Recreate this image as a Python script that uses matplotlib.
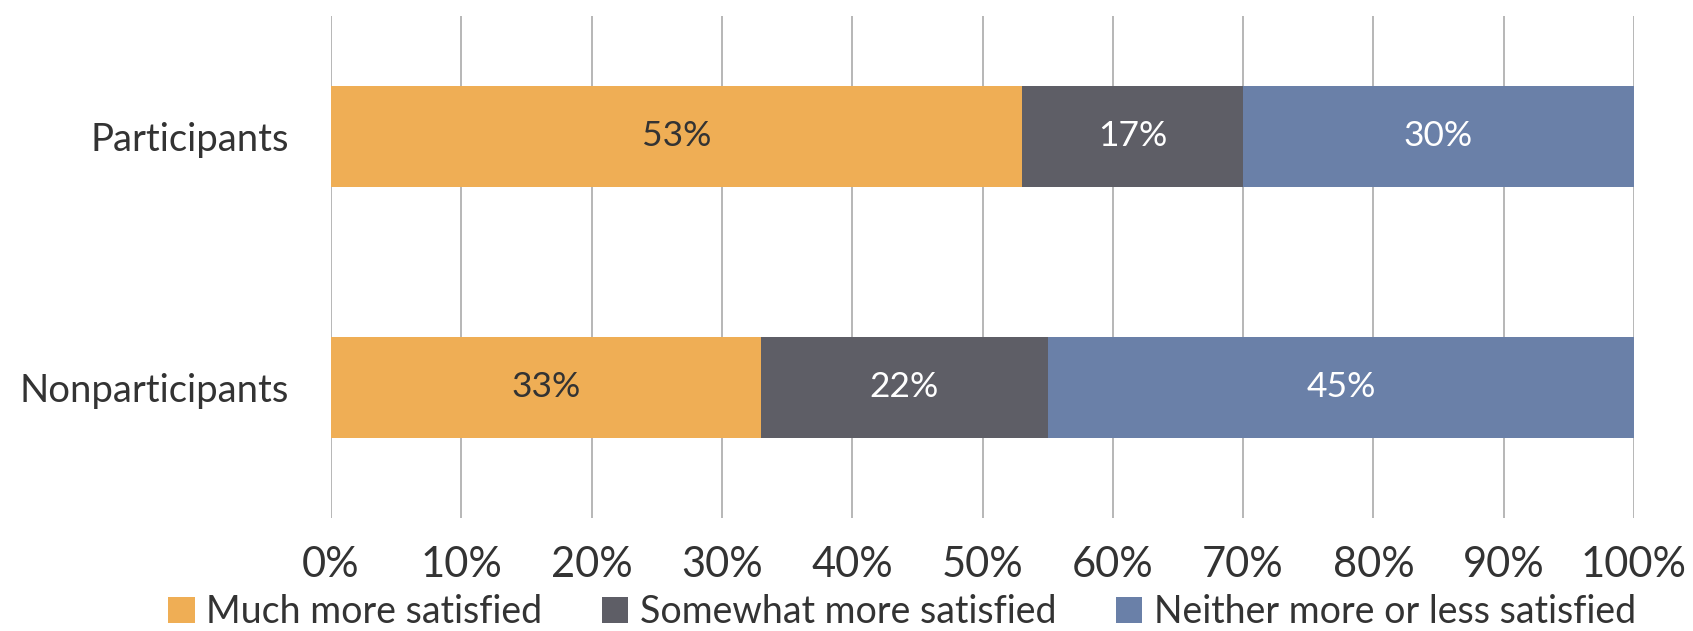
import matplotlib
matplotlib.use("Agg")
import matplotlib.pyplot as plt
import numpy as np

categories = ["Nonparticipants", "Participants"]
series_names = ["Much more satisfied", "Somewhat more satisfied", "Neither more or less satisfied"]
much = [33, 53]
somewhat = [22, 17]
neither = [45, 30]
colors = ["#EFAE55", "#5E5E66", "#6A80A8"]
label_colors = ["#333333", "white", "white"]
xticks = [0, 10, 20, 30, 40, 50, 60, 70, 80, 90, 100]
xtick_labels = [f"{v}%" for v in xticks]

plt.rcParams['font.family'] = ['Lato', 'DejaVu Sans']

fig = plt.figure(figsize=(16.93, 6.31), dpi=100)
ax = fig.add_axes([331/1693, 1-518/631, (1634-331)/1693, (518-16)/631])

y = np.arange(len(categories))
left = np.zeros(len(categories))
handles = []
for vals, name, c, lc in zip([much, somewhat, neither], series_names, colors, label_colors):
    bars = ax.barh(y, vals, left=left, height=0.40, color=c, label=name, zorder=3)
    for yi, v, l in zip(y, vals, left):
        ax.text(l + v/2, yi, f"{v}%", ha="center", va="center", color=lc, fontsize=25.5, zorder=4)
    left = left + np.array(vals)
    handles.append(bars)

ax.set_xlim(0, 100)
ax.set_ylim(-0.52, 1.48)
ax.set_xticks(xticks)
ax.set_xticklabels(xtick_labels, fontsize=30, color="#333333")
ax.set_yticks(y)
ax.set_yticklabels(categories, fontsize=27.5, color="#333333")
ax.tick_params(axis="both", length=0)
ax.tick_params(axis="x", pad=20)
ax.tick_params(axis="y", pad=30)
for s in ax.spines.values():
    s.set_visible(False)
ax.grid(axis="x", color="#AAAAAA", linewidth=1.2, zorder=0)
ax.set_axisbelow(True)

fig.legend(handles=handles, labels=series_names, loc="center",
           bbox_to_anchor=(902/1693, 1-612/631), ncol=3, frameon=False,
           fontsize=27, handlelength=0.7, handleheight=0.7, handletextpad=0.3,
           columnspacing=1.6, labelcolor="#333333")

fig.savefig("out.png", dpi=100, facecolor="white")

****************************************

EXERCISE DIRECTIONS:
Copy the listing over exactly, skipping the pictures it holds.

OUTPUT OF THE EXERCISE:
Recreate this image as a Python script that uses matplotlib.
import matplotlib
matplotlib.use("Agg")
import matplotlib.pyplot as plt
import numpy as np

categories = ["Nonparticipants", "Participants"]
series_names = ["Much more satisfied", "Somewhat more satisfied", "Neither more or less satisfied"]
much = [33, 53]
somewhat = [22, 17]
neither = [45, 30]
colors = ["#EFAE55", "#5E5E66", "#6A80A8"]
label_colors = ["#333333", "white", "white"]
xticks = [0, 10, 20, 30, 40, 50, 60, 70, 80, 90, 100]
xtick_labels = [f"{v}%" for v in xticks]

plt.rcParams['font.family'] = ['Lato', 'DejaVu Sans']

fig = plt.figure(figsize=(16.93, 6.31), dpi=100)
ax = fig.add_axes([331/1693, 1-518/631, (1634-331)/1693, (518-16)/631])

y = np.arange(len(categories))
left = np.zeros(len(categories))
handles = []
for vals, name, c, lc in zip([much, somewhat, neither], series_names, colors, label_colors):
    bars = ax.barh(y, vals, left=left, height=0.40, color=c, label=name, zorder=3)
    for yi, v, l in zip(y, vals, left):
        ax.text(l + v/2, yi, f"{v}%", ha="center", va="center", color=lc, fontsize=25.5, zorder=4)
    left = left + np.array(vals)
    handles.append(bars)

ax.set_xlim(0, 100)
ax.set_ylim(-0.52, 1.48)
ax.set_xticks(xticks)
ax.set_xticklabels(xtick_labels, fontsize=30, color="#333333")
ax.set_yticks(y)
ax.set_yticklabels(categories, fontsize=27.5, color="#333333")
ax.tick_params(axis="both", length=0)
ax.tick_params(axis="x", pad=20)
ax.tick_params(axis="y", pad=30)
for s in ax.spines.values():
    s.set_visible(False)
ax.grid(axis="x", color="#AAAAAA", linewidth=1.2, zorder=0)
ax.set_axisbelow(True)

fig.legend(handles=handles, labels=series_names, loc="center",
           bbox_to_anchor=(902/1693, 1-612/631), ncol=3, frameon=False,
           fontsize=27, handlelength=0.7, handleheight=0.7, handletextpad=0.3,
           columnspacing=1.6, labelcolor="#333333")

fig.savefig("out.png", dpi=100, facecolor="white")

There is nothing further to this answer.